--- COLLECTED DATA ---

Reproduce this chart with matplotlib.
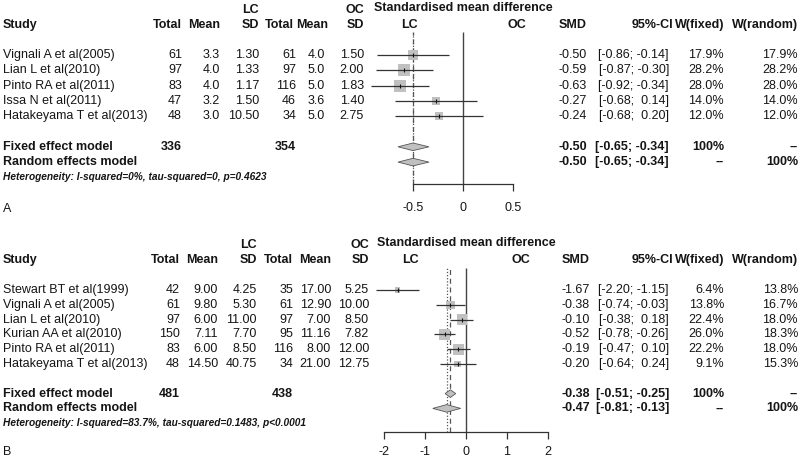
import numpy as np
import matplotlib
matplotlib.use("Agg")
import matplotlib.pyplot as plt

plt.rcParams["font.family"] = ["Liberation Sans", "DejaVu Sans"]

W, H = 800, 459
INK = "#151515"
GREY = "#c0c0c0"

# ---- panel A
a_study = ["Vignali A et al(2005)", "Lian L et al(2010)", "Pinto RA et al(2011)",
           "Issa N et al(2011)", "Hatakeyama T et al(2013)"]
a_lc_n = [61, 97, 83, 47, 48]
a_lc_mean = [3.3, 4.0, 4.0, 3.2, 3.0]
a_lc_sd = [1.30, 1.33, 1.17, 1.50, 10.50]
a_oc_n = [61, 97, 116, 46, 34]
a_oc_mean = [4.0, 5.0, 5.0, 3.6, 5.0]
a_oc_sd = [1.50, 2.00, 1.83, 1.40, 2.75]
a_smd = [-0.50, -0.59, -0.63, -0.27, -0.24]
a_lo = [-0.86, -0.87, -0.92, -0.68, -0.68]
a_hi = [-0.14, -0.30, -0.34, 0.14, 0.20]
a_wfix = [17.9, 28.2, 28.0, 14.0, 12.0]
a_wran = [17.9, 28.2, 28.0, 14.0, 12.0]
a_totals = [336, 354]
a_fixed = [-0.50, -0.65, -0.34]
a_random = [-0.50, -0.65, -0.34]
a_ticks = [-0.5, 0, 0.5]
a_het = "Heterogeneity: I-squared=0%, tau-squared=0, p=0.4623"

# ---- panel B
b_study = ["Stewart BT et al(1999)", "Vignali A et al(2005)", "Lian L et al(2010)",
           "Kurian AA et al(2010)", "Pinto RA et al(2011)", "Hatakeyama T et al(2013)"]
b_lc_n = [42, 61, 97, 150, 83, 48]
b_lc_mean = [9.00, 9.80, 6.00, 7.11, 6.00, 14.50]
b_lc_sd = [4.25, 5.30, 11.00, 7.70, 8.50, 40.75]
b_oc_n = [35, 61, 97, 95, 116, 34]
b_oc_mean = [17.00, 12.90, 7.00, 11.16, 8.00, 21.00]
b_oc_sd = [5.25, 10.00, 8.50, 7.82, 12.00, 12.75]
b_smd = [-1.67, -0.38, -0.10, -0.52, -0.19, -0.20]
b_lo = [-2.20, -0.74, -0.38, -0.78, -0.47, -0.64]
b_hi = [-1.15, -0.03, 0.18, -0.26, 0.10, 0.24]
b_wfix = [6.4, 13.8, 22.4, 26.0, 22.2, 9.1]
b_wran = [13.8, 16.7, 18.0, 18.3, 18.0, 15.3]
b_totals = [481, 438]
b_fixed = [-0.38, -0.51, -0.25]
b_random = [-0.47, -0.81, -0.13]
b_ticks = [-2, -1, 0, 1, 2]
b_het = "Heterogeneity: I-squared=83.7%, tau-squared=0.1483, p<0.0001"

fig = plt.figure(figsize=(W / 100, H / 100), dpi=100)
bg = fig.add_axes([0, 0, 1, 1])
bg.set_xlim(0, W)
bg.set_ylim(H, 0)
bg.axis("off")


def txt(x, y, s, ha="right", bold=False, **kw):
    bg.text(x, y, s, ha=ha, va="center", fontsize=9, color=INK,
            fontweight="bold" if bold else "normal", **kw)


def ci(lo, hi):
    return f"[{lo:5.2f}; {hi:5.2f}]"


def panel(d, lay):
    y0, dy = lay["row0"], lay["dy"]
    c = lay["cols"]
    hc = dict(c, **lay.get("head_cols", {}))
    n = len(d["study"])
    ry = lambda r: y0 + r * dy

    # header
    h1, h2 = lay["head"]
    txt(hc["lc_sd"], h1, "LC", bold=True)
    txt(hc["oc_sd"], h1, "OC", bold=True)
    txt(lay["zero"], h1 - 2, "Standardised mean difference", ha="center", bold=True)
    txt(3, h2, "Study", ha="left", bold=True)
    for k, lab in [("lc_n", "Total"), ("lc_mean", "Mean"), ("lc_sd", "SD"),
                   ("oc_n", "Total"), ("oc_mean", "Mean"), ("oc_sd", "SD"),
                   ("smd", "SMD"), ("ci_h", "95%-CI"), ("wf", "W(fixed)"),
                   ("wr", "W(random)")]:
        txt(hc[k], h2, lab, bold=True)
    txt(lay["zero"] - 0.5 * lay["ppu"] * lay["lc_oc"], h2, "LC", ha="center", bold=True)
    txt(lay["zero"] + 0.5 * lay["ppu"] * lay["lc_oc"], h2, "OC", ha="center", bold=True)

    mf, sf = lay["fmt"]
    for i in range(n):
        y = ry(i)
        txt(3, y, d["study"][i], ha="left")
        txt(c["lc_n"], y, str(d["lc_n"][i]))
        txt(c["lc_mean"], y, f"{d['lc_mean'][i]:{mf}}")
        txt(c["lc_sd"], y, f"{d['lc_sd'][i]:{sf}}")
        txt(c["oc_n"], y, str(d["oc_n"][i]))
        txt(c["oc_mean"], y, f"{d['oc_mean'][i]:{mf}}")
        txt(c["oc_sd"], y, f"{d['oc_sd'][i]:{sf}}")
        txt(c["smd"], y, f"{d['smd'][i]:.2f}")
        txt(c["ci"], y, ci(d["lo"][i], d["hi"][i]))
        txt(c["wf"], y, f"{d['wfix'][i]:.1f}%")
        txt(c["wr"], y, f"{d['wran'][i]:.1f}%")

    yf, yr = ry(n + 1), ry(n + 2)
    txt(3, yf, "Fixed effect model", ha="left", bold=True)
    txt(c["lc_n"], yf, str(d["totals"][0]), bold=True)
    txt(c["oc_n"], yf, str(d["totals"][1]), bold=True)
    txt(c["smd"], yf, f"{d['fixed'][0]:.2f}", bold=True)
    txt(c["ci"], yf, ci(*d["fixed"][1:]), bold=True)
    txt(c["wf"], yf, "100%", bold=True)
    txt(c["wr"], yf, "--", bold=True)
    txt(3, yr, "Random effects model", ha="left", bold=True)
    txt(c["smd"], yr, f"{d['random'][0]:.2f}", bold=True)
    txt(c["ci"], yr, ci(*d["random"][1:]), bold=True)
    txt(c["wf"], yr, "--", bold=True)
    txt(c["wr"], yr, "100%", bold=True)
    bg.text(3, ry(n + 3), d["het"], ha="left", va="center", fontsize=7.3,
            fontweight="bold", fontstyle="italic", color=INK)
    txt(3, lay["letter"], lay["name"], ha="left")

    # forest plot axes, placed so that its scale matches the pixel layout
    x0, x1 = lay["xlim"]
    left = lay["zero"] + x0 * lay["ppu"]
    width = (x1 - x0) * lay["ppu"]
    top = ry(-2)
    bottom = lay["axis"]
    ax = fig.add_axes([left / W, 1 - bottom / H, width / W, (bottom - top) / H])
    ax.patch.set_alpha(0)
    ax.set_xlim(x0, x1)
    r_axis = (bottom - y0) / dy
    ax.set_ylim(r_axis, -2)
    for s in ["top", "left", "right"]:
        ax.spines[s].set_visible(False)
    ax.spines["bottom"].set_bounds(d["ticks"][0], d["ticks"][-1])
    ax.spines["bottom"].set_color("#333333")
    ax.spines["bottom"].set_linewidth(0.9)
    ax.set_yticks([])
    ax.set_xticks(d["ticks"])
    ax.set_xticklabels([f"{t:g}" for t in d["ticks"]])
    ax.tick_params(axis="x", direction="out", length=5, width=0.9, color="#333333",
                   labelsize=9, labelcolor=INK, pad=lay["pad"])

    rows = np.arange(n)
    ax.vlines(0, r_axis, -1.5, color="#444444", lw=1.0)
    ax.vlines(d["fixed"][0], r_axis, -1.5, color="#555555", lw=0.9,
              linestyles=(0, (4, 3)))
    ax.vlines(d["random"][0], r_axis, -1.5, color="#555555", lw=0.9,
              linestyles=(0, (1, 1.5)))
    side_px = 2.27 * np.sqrt(np.array(d["wfix"]))
    ax.scatter(d["smd"], rows, marker="s", s=(side_px * 0.72) ** 2, color=GREY,
               linewidths=0, zorder=2)
    ax.hlines(rows, d["lo"], d["hi"], color="#333333", lw=0.9, zorder=3)
    ax.scatter(d["smd"], rows, marker="|", s=10, color="#111111", lw=0.8, zorder=4)
    h = 3.8 / dy
    for r, (est, lo, hi) in [(n + 1, d["fixed"]), (n + 2, d["random"])]:
        ax.fill([lo, est, hi, est], [r, r - h, r, r + h], facecolor=GREY,
                edgecolor="#555555", lw=0.6, zorder=3)


panel(dict(study=a_study, lc_n=a_lc_n, lc_mean=a_lc_mean, lc_sd=a_lc_sd,
           oc_n=a_oc_n, oc_mean=a_oc_mean, oc_sd=a_oc_sd, smd=a_smd, lo=a_lo,
           hi=a_hi, wfix=a_wfix, wran=a_wran, totals=a_totals, fixed=a_fixed,
           random=a_random, ticks=a_ticks, het=a_het),
      dict(row0=55, dy=15.3, head=(10, 25), axis=184, zero=463, ppu=100,
           xlim=(-1.0, 1.0), lc_oc=1.08, fmt=(".1f", ".2f"), letter=209, name="A",
           pad=8,
           cols=dict(lc_n=182, lc_mean=220, lc_sd=259, oc_n=296, oc_mean=325,
                     oc_sd=364, smd=587, ci=669, ci_h=673, wf=724, wr=798),
           head_cols=dict(oc_n=294, oc_mean=328)))

panel(dict(study=b_study, lc_n=b_lc_n, lc_mean=b_lc_mean, lc_sd=b_lc_sd,
           oc_n=b_oc_n, oc_mean=b_oc_mean, oc_sd=b_oc_sd, smd=b_smd, lo=b_lo,
           hi=b_hi, wfix=b_wfix, wran=b_wran, totals=b_totals, fixed=b_fixed,
           random=b_random, ticks=b_ticks, het=b_het),
      dict(row0=290, dy=14.8, head=(245, 260), axis=432, zero=466, ppu=41,
           xlim=(-2.5, 2.5), lc_oc=2.7, fmt=(".2f", ".2f"), letter=452, name="B",
           pad=5,
           cols=dict(lc_n=180, lc_mean=218, lc_sd=257, oc_n=293, oc_mean=331,
                     oc_sd=369, smd=590, ci=669, ci_h=673, wf=724, wr=798)))

fig.savefig("out.png", dpi=100)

---

[REQUIRED TASK] Write out the lines from the start of the material to the line with "if bold else", inclusive and exactly. Skip the pictures.

[TASK RESPONSE]
Reproduce this chart with matplotlib.
import numpy as np
import matplotlib
matplotlib.use("Agg")
import matplotlib.pyplot as plt

plt.rcParams["font.family"] = ["Liberation Sans", "DejaVu Sans"]

W, H = 800, 459
INK = "#151515"
GREY = "#c0c0c0"

# ---- panel A
a_study = ["Vignali A et al(2005)", "Lian L et al(2010)", "Pinto RA et al(2011)",
           "Issa N et al(2011)", "Hatakeyama T et al(2013)"]
a_lc_n = [61, 97, 83, 47, 48]
a_lc_mean = [3.3, 4.0, 4.0, 3.2, 3.0]
a_lc_sd = [1.30, 1.33, 1.17, 1.50, 10.50]
a_oc_n = [61, 97, 116, 46, 34]
a_oc_mean = [4.0, 5.0, 5.0, 3.6, 5.0]
a_oc_sd = [1.50, 2.00, 1.83, 1.40, 2.75]
a_smd = [-0.50, -0.59, -0.63, -0.27, -0.24]
a_lo = [-0.86, -0.87, -0.92, -0.68, -0.68]
a_hi = [-0.14, -0.30, -0.34, 0.14, 0.20]
a_wfix = [17.9, 28.2, 28.0, 14.0, 12.0]
a_wran = [17.9, 28.2, 28.0, 14.0, 12.0]
a_totals = [336, 354]
a_fixed = [-0.50, -0.65, -0.34]
a_random = [-0.50, -0.65, -0.34]
a_ticks = [-0.5, 0, 0.5]
a_het = "Heterogeneity: I-squared=0%, tau-squared=0, p=0.4623"

# ---- panel B
b_study = ["Stewart BT et al(1999)", "Vignali A et al(2005)", "Lian L et al(2010)",
           "Kurian AA et al(2010)", "Pinto RA et al(2011)", "Hatakeyama T et al(2013)"]
b_lc_n = [42, 61, 97, 150, 83, 48]
b_lc_mean = [9.00, 9.80, 6.00, 7.11, 6.00, 14.50]
b_lc_sd = [4.25, 5.30, 11.00, 7.70, 8.50, 40.75]
b_oc_n = [35, 61, 97, 95, 116, 34]
b_oc_mean = [17.00, 12.90, 7.00, 11.16, 8.00, 21.00]
b_oc_sd = [5.25, 10.00, 8.50, 7.82, 12.00, 12.75]
b_smd = [-1.67, -0.38, -0.10, -0.52, -0.19, -0.20]
b_lo = [-2.20, -0.74, -0.38, -0.78, -0.47, -0.64]
b_hi = [-1.15, -0.03, 0.18, -0.26, 0.10, 0.24]
b_wfix = [6.4, 13.8, 22.4, 26.0, 22.2, 9.1]
b_wran = [13.8, 16.7, 18.0, 18.3, 18.0, 15.3]
b_totals = [481, 438]
b_fixed = [-0.38, -0.51, -0.25]
b_random = [-0.47, -0.81, -0.13]
b_ticks = [-2, -1, 0, 1, 2]
b_het = "Heterogeneity: I-squared=83.7%, tau-squared=0.1483, p<0.0001"

fig = plt.figure(figsize=(W / 100, H / 100), dpi=100)
bg = fig.add_axes([0, 0, 1, 1])
bg.set_xlim(0, W)
bg.set_ylim(H, 0)
bg.axis("off")


def txt(x, y, s, ha="right", bold=False, **kw):
    bg.text(x, y, s, ha=ha, va="center", fontsize=9, color=INK,
            fontweight="bold" if bold else "normal", **kw)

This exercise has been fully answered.